If there’s a drawback to these über-athletes in the defensive backfield, it’s that they lack the physicality that comes with the speed. "It’s become such a space game," Aliotti said. "The lost art is tackling. Whether you are playing zone or man doesn’t really matter anymore, because it’s all about being able to tackle in space, because the college game is so horizontal. Watching games every Saturday, I can’t tell you how much atrocious, terrible, ugly tackling there is."

Farrell said that many of these all-around athletes choosing corner are defensive neophytes, lacking perfect form on their tackles. "Guys like [LSU’s] Tre’Davious White are not great tacklers, but they flip their hips so quickly, they have such good body control and balance, they can react and close," he said.

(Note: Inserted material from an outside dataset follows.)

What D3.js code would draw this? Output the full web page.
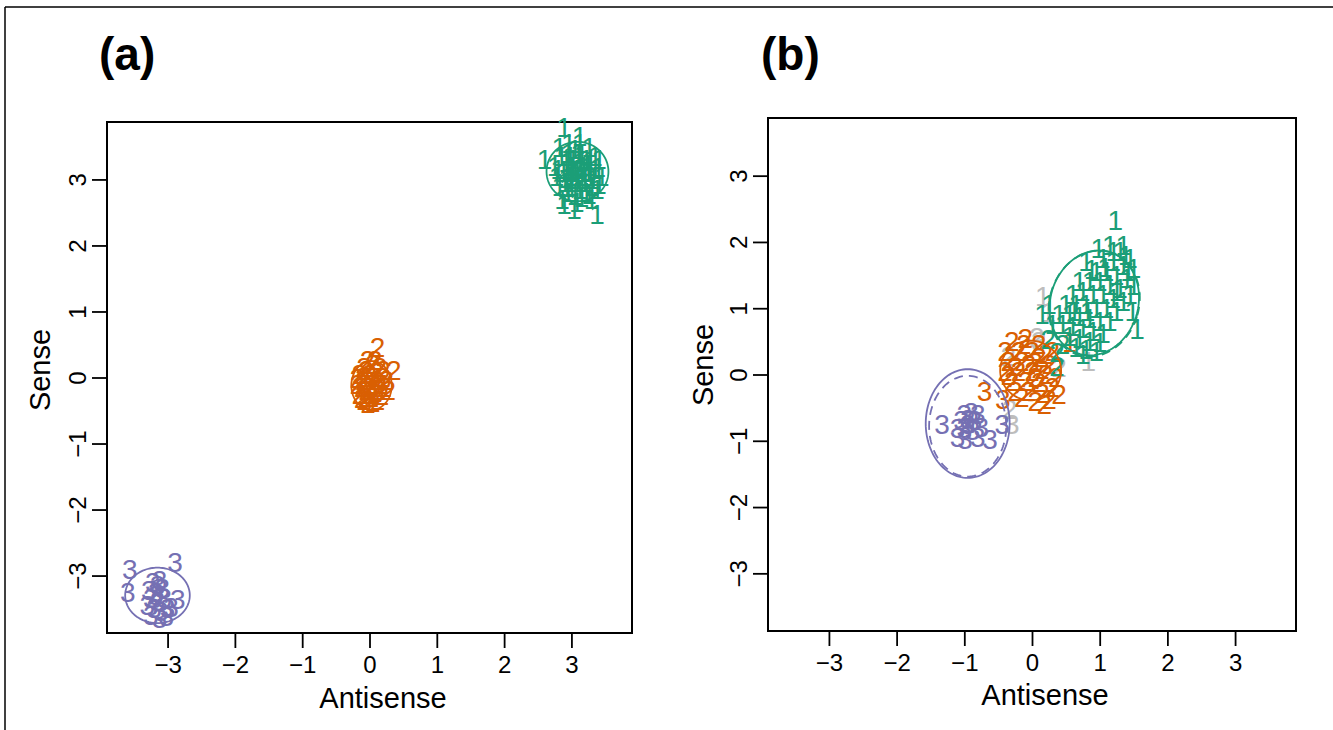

But who needs tackling? This generation, Farrell said, plays the ball in the air better than previous ones, so tackling can take a back seat. These young defensive backs sharpen their skills in high school, and at the seven-on-seven tournaments that exist throughout the country now, and are played nearly year round. Those tournaments are heavy on passing and allow defensive backs more opportunity to learn how to cover. Farrell also said that summer camps, common stops for every top prospect in the country, are also heavy on one-on-one battles between defensive backs and wide receivers. Thus, these athletes can develop good ball skills that allow them to pass for elite corners, even if they can’t tackle like one. After all, breaking up a pass or even picking one off is better than bringing a guy down once he’s caught it.

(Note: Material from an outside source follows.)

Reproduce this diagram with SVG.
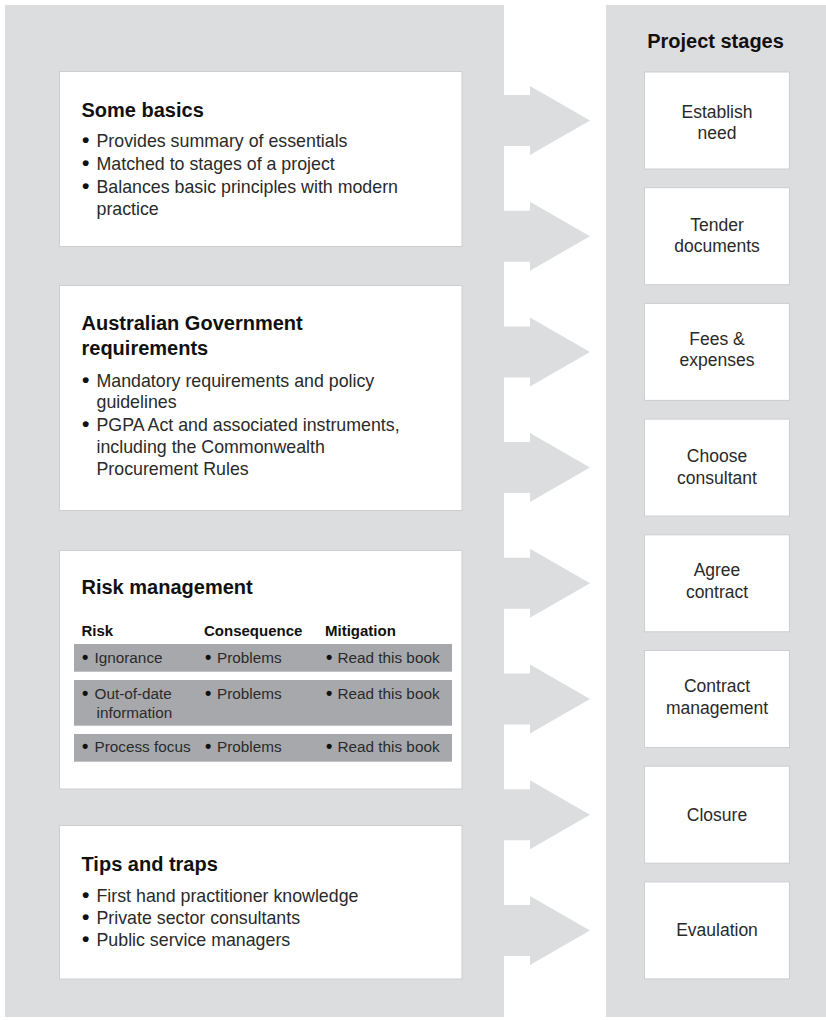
<svg xmlns="http://www.w3.org/2000/svg" width="826" height="1020" viewBox="0 0 826 1020">
<style>
  .panel { fill: #dcdddf; }
  .box { fill: #ffffff; stroke: #cdced1; stroke-width: 1; }
  .row { fill: #a7a8ab; }
  .arrow { fill: #dcdddf; }
  .title { font-family: "Liberation Sans", Arial, sans-serif; font-weight: bold; font-size: 20px; fill: #111111; }
  .body { font-family: "Liberation Sans", Arial, sans-serif; font-size: 17.8px; fill: #2a2a2a; }
  .hdr { font-family: "Liberation Sans", Arial, sans-serif; font-weight: bold; font-size: 15px; fill: #111111; }
  .cell { font-family: "Liberation Sans", Arial, sans-serif; font-size: 15.3px; fill: #2a2a2a; }
  .stage { font-family: "Liberation Sans", Arial, sans-serif; font-size: 17.5px; fill: #2a2a2a; text-anchor: middle; }
  .b { font-size: 21px; font-weight: bold; fill: #111111; }
  .bs { font-size: 18px; font-weight: bold; fill: #111111; }
</style>
<rect width="826" height="1020" fill="#ffffff"/>
<rect class="panel" x="5" y="5" width="499" height="1012"/>
<rect class="panel" x="606" y="5" width="220" height="1012"/>

<g id="connectors">
  <polygon class="arrow" points="503,95 530,95 530,86 590,120.5 530,155 530,146 503,146"/>
  <polygon class="arrow" points="503,210.7 530,210.7 530,201.7 590,236.2 530,270.7 530,261.7 503,261.7"/>
  <polygon class="arrow" points="503,326.4 530,326.4 530,317.4 590,351.9 530,386.4 530,377.4 503,377.4"/>
  <polygon class="arrow" points="503,442.1 530,442.1 530,433.1 590,467.6 530,502.1 530,493.1 503,493.1"/>
  <polygon class="arrow" points="503,557.8 530,557.8 530,548.8 590,583.3 530,617.8 530,608.8 503,608.8"/>
  <polygon class="arrow" points="503,673.5 530,673.5 530,664.5 590,699 530,733.5 530,724.5 503,724.5"/>
  <polygon class="arrow" points="503,789.2 530,789.2 530,780.2 590,814.7 530,849.2 530,840.2 503,840.2"/>
  <polygon class="arrow" points="503,904.9 530,904.9 530,895.9 590,930.4 530,964.9 530,955.9 503,955.9"/>
</g>

<g id="some-basics">
  <rect class="box" x="59.5" y="71.5" width="402.5" height="175"/>
  <text class="title" x="81.5" y="116.7">Some basics</text>
  <text class="body"><tspan class="b" x="82" y="146.7">•</tspan><tspan x="96.5" y="146.7">Provides summary of essentials</tspan></text>
  <text class="body"><tspan class="b" x="82" y="170">•</tspan><tspan x="96.5" y="170">Matched to stages of a project</tspan></text>
  <text class="body"><tspan class="b" x="82" y="192.5">•</tspan><tspan x="96.5" y="192.5">Balances basic principles with modern</tspan></text>
  <text class="body" x="96.5" y="215">practice</text>
</g>

<g id="australian-government">
  <rect class="box" x="59.5" y="285.5" width="402.5" height="225"/>
  <text class="title" x="81.5" y="330">Australian Government</text>
  <text class="title" x="81.5" y="355">requirements</text>
  <text class="body"><tspan class="b" x="82" y="386.7">•</tspan><tspan x="96.5" y="386.7">Mandatory requirements and policy</tspan></text>
  <text class="body" x="96.5" y="408">guidelines</text>
  <text class="body"><tspan class="b" x="82" y="430.5">•</tspan><tspan x="96.5" y="430.5">PGPA Act and associated instruments,</tspan></text>
  <text class="body" x="96.5" y="453">including the Commonwealth</text>
  <text class="body" x="96.5" y="475">Procurement Rules</text>
</g>

<g id="risk-management">
  <rect class="box" x="59.5" y="550.5" width="402.5" height="238.5"/>
  <text class="title" x="81.5" y="594.3">Risk management</text>
  <text class="hdr" x="81.5" y="636">Risk</text>
  <text class="hdr" x="204" y="636">Consequence</text>
  <text class="hdr" x="325" y="636">Mitigation</text>
  <rect class="row" x="74" y="644" width="378" height="27.7"/>
  <rect class="row" x="74" y="680" width="378" height="45.7"/>
  <rect class="row" x="74" y="734" width="378" height="27.7"/>
  <text class="cell"><tspan class="bs" x="82" y="662.7">•</tspan><tspan x="94.5" y="662.7">Ignorance</tspan></text>
  <text class="cell"><tspan class="bs" x="205" y="662.7">•</tspan><tspan x="217" y="662.7">Problems</tspan></text>
  <text class="cell"><tspan class="bs" x="326" y="662.7">•</tspan><tspan x="337.5" y="662.7">Read this book</tspan></text>
  <text class="cell"><tspan class="bs" x="82" y="699.3">•</tspan><tspan x="94.5" y="699.3">Out-of-date</tspan></text>
  <text class="cell" x="96.5" y="718.3">information</text>
  <text class="cell"><tspan class="bs" x="205" y="699.3">•</tspan><tspan x="217" y="699.3">Problems</tspan></text>
  <text class="cell"><tspan class="bs" x="326" y="699.3">•</tspan><tspan x="337.5" y="699.3">Read this book</tspan></text>
  <text class="cell"><tspan class="bs" x="82" y="751.7">•</tspan><tspan x="94.5" y="751.7">Process focus</tspan></text>
  <text class="cell"><tspan class="bs" x="205" y="751.7">•</tspan><tspan x="217" y="751.7">Problems</tspan></text>
  <text class="cell"><tspan class="bs" x="326" y="751.7">•</tspan><tspan x="337.5" y="751.7">Read this book</tspan></text>
</g>

<g id="tips-and-traps">
  <rect class="box" x="59.5" y="825.5" width="402.5" height="153.5"/>
  <text class="title" x="81.5" y="871">Tips and traps</text>
  <text class="body"><tspan class="b" x="82" y="901.7">•</tspan><tspan x="96.5" y="901.7">First hand practitioner knowledge</tspan></text>
  <text class="body"><tspan class="b" x="82" y="924">•</tspan><tspan x="96.5" y="924">Private sector consultants</tspan></text>
  <text class="body"><tspan class="b" x="82" y="946.3">•</tspan><tspan x="96.5" y="946.3">Public service managers</tspan></text>
</g>

<g id="project-stages-title">
  <text class="title" x="715.5" y="47.7" text-anchor="middle">Project stages</text>
</g>

<g id="stage-establish-need">
  <rect class="box" x="644.5" y="72" width="145" height="97"/>
  <text class="stage" x="717" y="117.7">Establish</text>
  <text class="stage" x="717" y="139.3">need</text>
</g>
<g id="stage-tender-documents">
  <rect class="box" x="644.5" y="187.7" width="145" height="97"/>
  <text class="stage" x="717" y="230.7">Tender</text>
  <text class="stage" x="717" y="252.3">documents</text>
</g>
<g id="stage-fees-expenses">
  <rect class="box" x="644.5" y="303.4" width="145" height="97"/>
  <text class="stage" x="717" y="344.5">Fees &amp;</text>
  <text class="stage" x="717" y="366">expenses</text>
</g>
<g id="stage-choose-consultant">
  <rect class="box" x="644.5" y="419.1" width="145" height="97"/>
  <text class="stage" x="717" y="462.3">Choose</text>
  <text class="stage" x="717" y="484.3">consultant</text>
</g>
<g id="stage-agree-contract">
  <rect class="box" x="644.5" y="534.8" width="145" height="97"/>
  <text class="stage" x="717" y="576">Agree</text>
  <text class="stage" x="717" y="597.5">contract</text>
</g>
<g id="stage-contract-management">
  <rect class="box" x="644.5" y="650.5" width="145" height="97"/>
  <text class="stage" x="717" y="692">Contract</text>
  <text class="stage" x="717" y="714">management</text>
</g>
<g id="stage-closure">
  <rect class="box" x="644.5" y="766.2" width="145" height="97"/>
  <text class="stage" x="717" y="820.7">Closure</text>
</g>
<g id="stage-evaulation">
  <rect class="box" x="644.5" y="881.9" width="145" height="97"/>
  <text class="stage" x="717" y="936">Evaulation</text>
</g>
</svg>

"If you’re tall, have range, and good ball skills — I think of [last year’s first-round pick] Eli Apple as someone I wasn’t sure of, but he had the skills and stayed at corner and had huge success," said Farrell.

Davis said the shift is now complete and that there will likely be a generation of defensive backs coming in to disrupt the NFL’s passing game for the foreseeable future. "For 10 years, if you had a big-time recruit, you stuck him on offense, and you felt like you were wasting a guy if you put him on defense," Davis said. "That’s no longer the case and won’t be for a bunch of years."